Could you tell us a bit about the mix you’ve done for us?
So this mix was recorded with the feeling of being half way between the club and bed. It’s a selection of tracks I’ll often listen to coming home from the club/afters. I like to walk home, plug in and zone out in that hazy late morning fuzz you get after a big evening. Pretty much all the tracks are sonically rich and full of colour and melody, which for me replicates the mild euphoria and satisfaction of a great night.
Any standouts in the mix you’d like to mention?
Three of the most underrated producers in the game right now are Benoit B, Duckett and Leif. They produce amazing textured tracks which cross over any situation for at home, the club, walking back home in the early hours or whatever. They all have this real magic atmosphere which perfectly captures what I wanted to convey in this mix. I’ve also included a couple of tracks from local ambient heroes CARLOS and Tomorotom who are both exceptional people and immensely talented.
Casting the net wider now, who are some of the record collectors you most admire and why?

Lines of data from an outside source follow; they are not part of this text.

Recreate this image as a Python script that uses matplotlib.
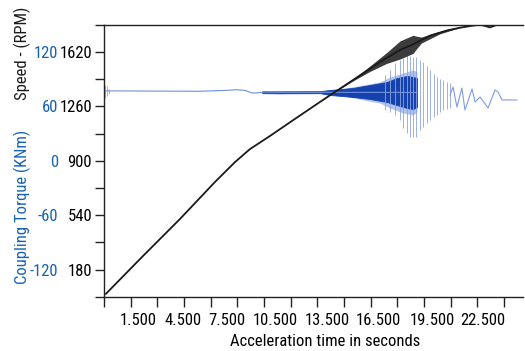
import matplotlib
matplotlib.use("Agg")
import matplotlib.pyplot as plt
from matplotlib import font_manager
import numpy as np

# pick a condensed sans face if one is available
_installed = {f.name for f in font_manager.fontManager.ttflist}
_candidates = ['Liberation Sans Narrow', 'DejaVu Sans Condensed', 'Roboto Condensed',
               'Arial Narrow', 'Roboto', 'Liberation Sans']
_family = [n for n in _candidates if n in _installed] + ['DejaVu Sans']
plt.rcParams['font.family'] = _family
_narrow = _family[0] in ('Liberation Sans Narrow', 'DejaVu Sans Condensed',
                         'Roboto Condensed', 'Arial Narrow')

# ---- speed (RPM) --------------------------------------------------------
speed_t = [0.1, 2.19, 4.27, 6.24, 7.37, 8.21, 9.34, 10.57, 12.15, 13.84,
           15.52, 16.65, 17.38, 18.34, 19.29, 20.02, 20.75, 21.15, 21.43,
           21.71, 21.93, 22.1]
speed_rpm = [18, 269, 514, 759, 891, 977, 1064, 1163, 1289, 1421,
             1553, 1633, 1670, 1728, 1762, 1780, 1794, 1800, 1792,
             1782, 1792, 1800]
# half-width of the speed oscillation band
speed_osc_t = [13.0, 14.0, 14.96, 15.9, 16.65, 17.38, 17.6, 17.85, 18.9, 20.0]
speed_osc = [0, 6, 18, 36, 60, 60, 40, 20, 8, 0]

# ---- coupling torque (KNm) -----------------------------------------------
torque_t = [0.05, 0.34, 2.59, 5.4, 6.8, 7.48, 7.93, 8.32, 8.6, 8.89, 11.02, 17.6]
torque_base = [77, 77, 76.8, 76.6, 77.5, 78.3, 77.5, 74.7, 74.8, 75.5, 75.4, 75.3]
# envelope of the dense torque oscillation
band_t = [8.9, 9.9, 12.15, 12.71, 14.0, 14.96, 15.92, 16.48, 17.04, 17.38, 17.6]
band_lo = [74.5, 74.3, 74.5, 72.5, 70.3, 68.1, 64.7, 61.4, 58.1, 57.0, 59.2]
band_hi = [76.5, 76.5, 76.7, 78.0, 80.2, 83.5, 86.8, 91.2, 93.4, 92.3, 91.2]
# fainter outer envelope of the same oscillation
halo_t = [12.5, 13.5, 14.57, 15.52, 16.09, 16.82, 17.38, 17.6]
halo_lo = [74.0, 71.4, 67.0, 63.6, 58.1, 52.6, 50.4, 53.7]
halo_hi = [77.0, 79.6, 83.5, 86.8, 92.3, 96.7, 100.1, 97.9]
# individual torque swings
spike_t = [0.05, 0.15, 0.3, 15.8, 16.09, 16.37, 16.65, 16.82, 17.04, 17.21,
           17.38, 17.55, 17.77, 17.94, 18.17, 18.34, 18.56, 18.73, 18.9,
           19.07, 19.29, 19.46]
spike_hi = [84, 82, 79, 94.5, 100.1, 107.8, 111.1, 113.2, 116.6, 115.5,
            114.4, 114.4, 111.1, 108.8, 104.4, 100.1, 95.6, 92.3, 90.0,
            89.0, 86.8, 85.7]
spike_lo = [69, 71, 74, 56.0, 53.7, 50.4, 44.9, 36.1, 30.6, 26.1,
            26.1, 26.1, 33.9, 37.3, 41.7, 45.0, 48.3, 50.4, 53.7,
            55.9, 57.0, 58.1]
# slow oscillation after the resonance
tail_t = [19.46, 19.63, 19.85, 20.13, 20.3, 20.7, 20.87, 21.15, 21.6,
          21.99, 22.16, 22.39, 23.23]
tail_tq = [72.5, 81.3, 59.2, 80.2, 55.9, 79.1, 64.7, 70.3, 58.1,
           78.0, 75.8, 67.0, 67.0]

# ---- axes labelling -------------------------------------------------------
x_labels = ['1.500', '4.500', '7.500', '10.500', '13.500', '16.500', '19.500', '22.500']
x_label_pos = [1.91, 4.42, 6.9, 9.62, 12.54, 15.41, 18.45, 21.32]
x_tick_step = 1.5
speed_ticks = list(range(0, 1801, 180))
speed_labels = [180, 540, 900, 1260, 1620]
torque_labels = [-120, -60, 0, 60, 120]

BLUE_TXT = '#1763b0'
FS = 12 if _narrow else 9.5

fig = plt.figure(figsize=(5.25, 3.51), dpi=100)
ax = fig.add_axes([104 / 525, 54.3 / 351, 419 / 525, 272 / 351])
ax2 = ax.twinx()
ax2.set_zorder(ax.get_zorder() - 1)
ax.patch.set_visible(False)

# torque
ax2.plot(torque_t, torque_base, color='#6f8fdc', lw=0.8)
ax2.fill_between(halo_t, halo_lo, halo_hi, color='#6f8fdc', alpha=0.55, lw=0)
ax2.fill_between(band_t, band_lo, band_hi, color='#1642ad', lw=0.6,
                 edgecolor='#1642ad')
ax2.vlines(spike_t, spike_lo, spike_hi, color='#8aa3e4', lw=0.6)
ax2.plot(tail_t, tail_tq, color='#7f9be2', lw=0.8)
ax2.set_ylim(-150, 150)

# speed
ax.plot(speed_t, speed_rpm, color='#1a1a1a', lw=1.3, solid_capstyle='round')
fan_t = np.array(speed_osc_t)
fan_mid = np.interp(fan_t, speed_t, speed_rpm)
ax.fill_between(fan_t, fan_mid - np.array(speed_osc), fan_mid + np.array(speed_osc),
                color='#1a1a1a', alpha=0.85, lw=0)
ax.set_ylim(0, 1800)
ax.set_xlim(0, 419 / (26.67 / x_tick_step))

# spines
ax.spines['right'].set_visible(False)
for s in ['top', 'right', 'bottom', 'left']:
    ax2.spines[s].set_visible(False)
for s in ['top', 'bottom', 'left']:
    ax.spines[s].set_linewidth(1.0)
    ax.spines[s].set_color('#222222')

# x ticks: evenly spaced marks, labels placed separately
ax.set_xticks(np.arange(0, 22.6, x_tick_step), minor=True)
ax.set_xticks(x_label_pos)
ax.set_xticklabels(x_labels, fontsize=FS)
ax.tick_params(axis='x', which='major', length=0, pad=12)
ax.tick_params(axis='x', which='minor', length=7.2, width=1.0, direction='out',
               color='#222222')

# speed ticks
ax.set_yticks(speed_ticks)
ax.set_yticklabels([str(v) if v in speed_labels else '' for v in speed_ticks],
                   fontsize=FS)
ax.tick_params(axis='y', length=6.5, width=1.0, pad=2.2, color='#222222')

# torque ticks on the left, beside the speed labels
ax2.yaxis.tick_left()
ax2.spines['left'].set_position(('outward', 31))
ax2.set_yticks(torque_labels)
ax2.set_yticklabels([str(v) for v in torque_labels], fontsize=FS, color=BLUE_TXT)
ax2.tick_params(axis='y', length=0, pad=2)
ax2.tick_params(axis='y', which='both', right=False, labelright=False)

fig.text(22 / 525, 1 - 53 / 351, 'Speed - (RPM)', rotation=90, ha='center',
         va='center', fontsize=FS, color='#1a1a1a')
fig.text(22 / 525, 1 - 207 / 351, 'Coupling Torque (KNm)', rotation=90,
         ha='center', va='center', fontsize=FS, color=BLUE_TXT)
fig.text(325 / 525, 1 - 342 / 351, 'Acceleration time in seconds', ha='center',
         va='center', fontsize=FS)

fig.savefig('out.png', dpi=100)
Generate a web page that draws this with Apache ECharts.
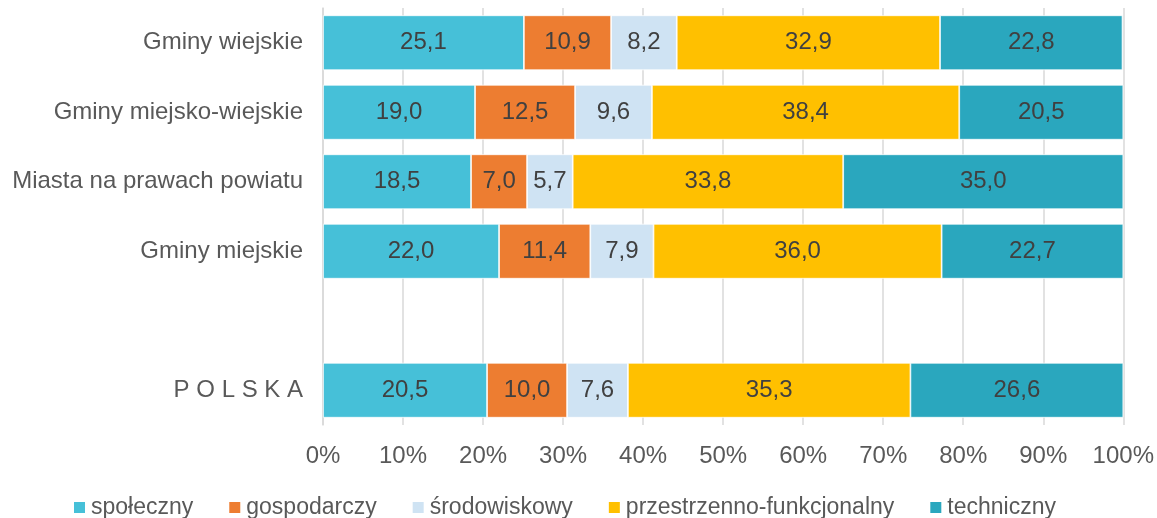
<!DOCTYPE html>
<html><head><meta charset="utf-8">
<script src="https://cdn.jsdelivr.net/npm/echarts@6/dist/echarts.min.js"></script>
<style>html,body{margin:0;padding:0;background:#fff}#c{width:1157px;height:518px}</style>
</head><body><div id="c"></div>
<script>
const categories = ['Gminy wiejskie', 'Gminy miejsko-wiejskie', 'Miasta na prawach powiatu', 'Gminy miejskie', '', 'P O L S K A'];
const seriesNames = ['społeczny', 'gospodarczy', 'środowiskowy', 'przestrzenno-funkcjonalny', 'techniczny'];
const spoleczny = [25.1, 19.0, 18.5, 22.0, '-', 20.5];
const gospodarczy = [10.9, 12.5, 7.0, 11.4, '-', 10.0];
const srodowiskowy = [8.2, 9.6, 5.7, 7.9, '-', 7.6];
const przestrzenno = [32.9, 38.4, 33.8, 36.0, '-', 35.3];
const techniczny = [22.8, 20.5, 35.0, 22.7, '-', 26.6];
const xTicks = [0, 10, 20, 30, 40, 50, 60, 70, 80, 90, 100];
const colors = ['#46C0D8', '#ED7D31', '#CFE3F3', '#FFC000', '#2AA7BE'];
const values = [spoleczny, gospodarczy, srodowiskowy, przestrzenno, techniczny];

const font = 'Liberation Sans, Arial, sans-serif';
const chart = echarts.init(document.getElementById('c'));
chart.setOption({
  animation: false,
  textStyle: { fontFamily: font },
  grid: { left: 323, right: 33, top: 8, bottom: 93, containLabel: false },
  legend: {
    top: 496, left: 72, padding: 0,
    itemWidth: 13, itemHeight: 13, itemGap: 34,
    icon: 'rect',
    textStyle: { fontSize: 23, color: '#595959', fontFamily: font },
    data: seriesNames
  },
  xAxis: {
    type: 'value', min: 0, max: 100, interval: 10,
    axisLine: { show: false }, axisTick: { show: false },
    splitLine: { lineStyle: { color: '#D9D9D9', width: 1.5 } },
    axisLabel: { formatter: v => xTicks.includes(v) ? v + '%' : '', fontSize: 24, color: '#595959', margin: 19, fontFamily: font }
  },
  yAxis: {
    type: 'category', inverse: true, data: categories,
    axisLine: { show: true, lineStyle: { color: '#D9D9D9', width: 1.5 } },
    axisTick: { show: false },
    axisLabel: { fontSize: 24, color: '#595959', margin: 20, fontFamily: font }
  },
  series: seriesNames.map((n, i) => ({
    name: n, type: 'bar', stack: 'total', data: values[i],
    barCategoryGap: '21%',
    itemStyle: { color: colors[i], borderColor: '#fff', borderWidth: 0.75 },
    label: { show: true, position: 'inside', fontSize: 24, color: '#404040', fontFamily: font,
      formatter: p => p.value.toFixed(1).replace('.', ',') }
  }))
});
</script></body></html>
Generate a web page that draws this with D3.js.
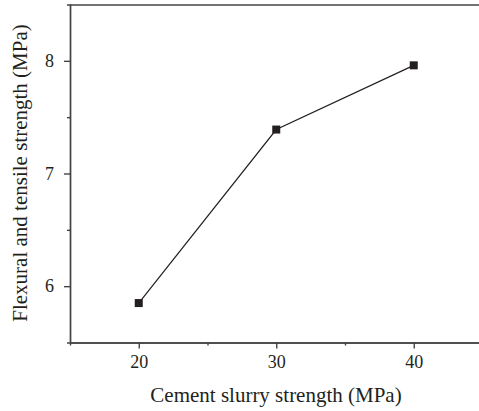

Probably my closest friends! My friend Josh has a vast collection of 90s techno, rare breakbeat, UKG and everything I love but he doesn’t play out at all. Doesn’t stop him digging deep and putting me onto some absolutely insane records though. My housemate Sam aka Tony Neptune has a collection most people 10 years older than him would dream of. He digs so deep across every genre and has showed me so many amazing tracks. Oh, and he was the person who got me into UR! His partner in crime Mark Turner is also cut from the same cloth. He has been collecting every sick underground dance music genre since the 80s and there is not one style he can’t play well, he’s got it all. I could go on for ages here but honourable shouts have to go to my colleagues Si Scott and Mike Greenwell, the Botley twins, Mike Smaczylo, Andrew James Gustav, Tony Fairchild, CCL, Lisene, Tristan Da Cuhna and Saoirse. What ties all these people together is their unrelenting desire to find better, more obscure tracks but go about it in an extremely unpretentious manner. I’ve learnt loads from everyone mentioned and have picked up some super tips on how to improve my digging process and get obscure gems on the cheap.
And are there any young collectors emerging who we should keep a close eye on?
DJing is evolving given the cost of buying new records, so a lot of amazing younger DJs I meet are not really playing records so much as digital music these days. The regulars we get in Tribe are mostly older heads, however there are some really wicked and enthusiastic younger diggers who are in all the time. Shouts to Luce, Zoe Pea, Will Davies, Curbside crew, Sayang, Lydia Aletha and Vilija Milasiute. There’s probably some I’ve missed (sorry!) but these lot are full of energy and love for records so keep an eye out for them!